Remembering Faith Elizabeth

Remembering Faith Elizabeth

Tuesday, November 30, 2010

So much...

So much on my mind...I don't even know where to start.

First, I know it's been forever and a day since I've last written. Mostly, I've been incredibly busy...and secondly, I haven't felt very inspired. I write here when my heart leads me to do so...and lately, I just haven't gotten that inspiration...that feeling of having something that I want to share.

Oh, I have lots on my mind - just not a lot that I can or want to share.

I was watching one of my very favorite shows, "Glee" last week titled "Furt." For those of you that watch, you know the one...for those that don't - well, you should watch it and find out. Essentially, there was a wedding between two characters' parents. Kurt's dad said to the guests that one of the things adults don't tell kids is that "life can be sad." And it struck a chord with me.

I grew up incredibly, blissfully blessed and mostly unaware of the awful things that can happen in this world. I had TWO great-grandmothers alive until I was a senior in high school (they both died in their late 90's.) My dad's mom died when I was in college; his dad died just a few years ago at the age of 87. My mom's parents are both still alive and well and closing in on celebrating birthday number 87. They live 15 minutes from me and Jamie, we see them often, and I enjoy the closest relationship with them that I've ever had in my life. I have never had a friend die; the first funeral I attended was for Jamie's grandmother in 2007. I had been to many, many visitations and wakes but never to a burial until Mable died the fall after we were married. Jamie and I had SIX of our grandparents at our wedding...and we were 30 when we got married! The second ever funeral I went to? For Faith. Like I said, I have lived an incredibly blessed life. So, when I watched "Glee" last week and that line was said, it struck is so true that adults never tell kids how sad life can really be.

Life can be so sad. I know many people that have suffered so much grief and angst in their life...and I certainly have felt like maybe my adult life is making up for my angst-free childhood. I know that I am lucky for not having to endure so much grief and sadness when I was young, and I certainly am thankful for the fact that my friends and family are alive and healthy, but I often wonder if I was naive. I remember my mom telling me once that when she was a child, going to funerals was "normal" and a way to see family you didn't see otherwise. It taught them that death was a part of life, while in our childhood, we never really lived through that. Did we inadvertently miss out on a life lesson because we were lucky?
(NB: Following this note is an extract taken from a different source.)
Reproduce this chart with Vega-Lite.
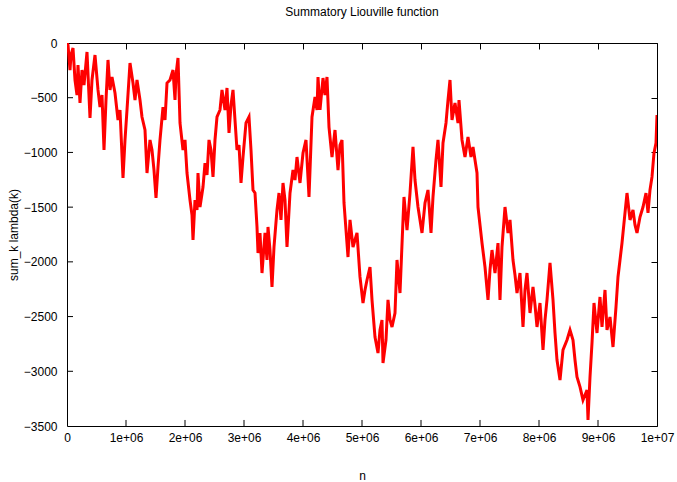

I started out here tonight saying that I haven't recently felt all that inspired. Work has been stressful and feels...different. Jamie and I continue to find our way through this new "normal." Most days I think we feel like we have it figured out, but then something comes happens and I am again reminded that this new "normal" is anything but. The holidays, under the best of circumstances, can be stressful. Add the ever-present grief to that recipe and it ends up feeling like you're back at the beginning of the journey in so many ways. This is not an easy path...just when I feel like we have it figured out, I am humbled and reminded that I do not. I am reminded that all of the control I wish I could have is not mine at all. I read several blogs and I have been reminded lately that when my own strength fails me, God's strength will never fail me. When I feel at my weakest, crabbiest and most stressed out, God's grace and strength will be enough. He is enough and though I have recently felt like I am all over the place, I have been reminded that I need to relax and let God take care of me because He will. I need to have some serenity...that I can only do what I can and leave the rest up to the God that I know will carry me through. I hope that whatever you believe, you find this strength, too.


Wednesday, November 3, 2010

What is Romance?

I was listening to the radio on my way to work yesterday and the DJ asked, "In 2010, what is romantic?" Now, my first thought was, "Why does it matter that it's 2010? Has what's romantic really changed?"

Unfortunately, I didn't get to hear all of the answers that people called in with, but it did get me thinking...has it changed? Has our idea of romance really changed just because we are in the 21st century? Is romance really so different from 1946 when my grandparents got married?

Certainly, technology has changed many facets of our lives...the way we communicate, the way we find information, the way I teach and the way my students learn. But romance? Really? As I thought about all the things I consider romantic, I realized that most of them center around one single idea; romance is all about making one person feel like the most important person. How that is done varies, I suppose, but thinking that Jamie is romantic isn't usually about big, expensive gestures. It's about the single red rose he brought me early on when we were dating; it's the lunch he makes for me to take to work and the note he always writes for me on a paper towel that he stashes in my lunchbox; it's opening a door for me, or putting an arm around me; romance is about reminding me how much he loves me. That's what I think of as romantic...none of those things would be different in 1946 - and none of them require technology, which is good, because Jamie is anti-technology all the way! So, I ask you - what is romantic? Does it matter that it's 2010? Has romance changed?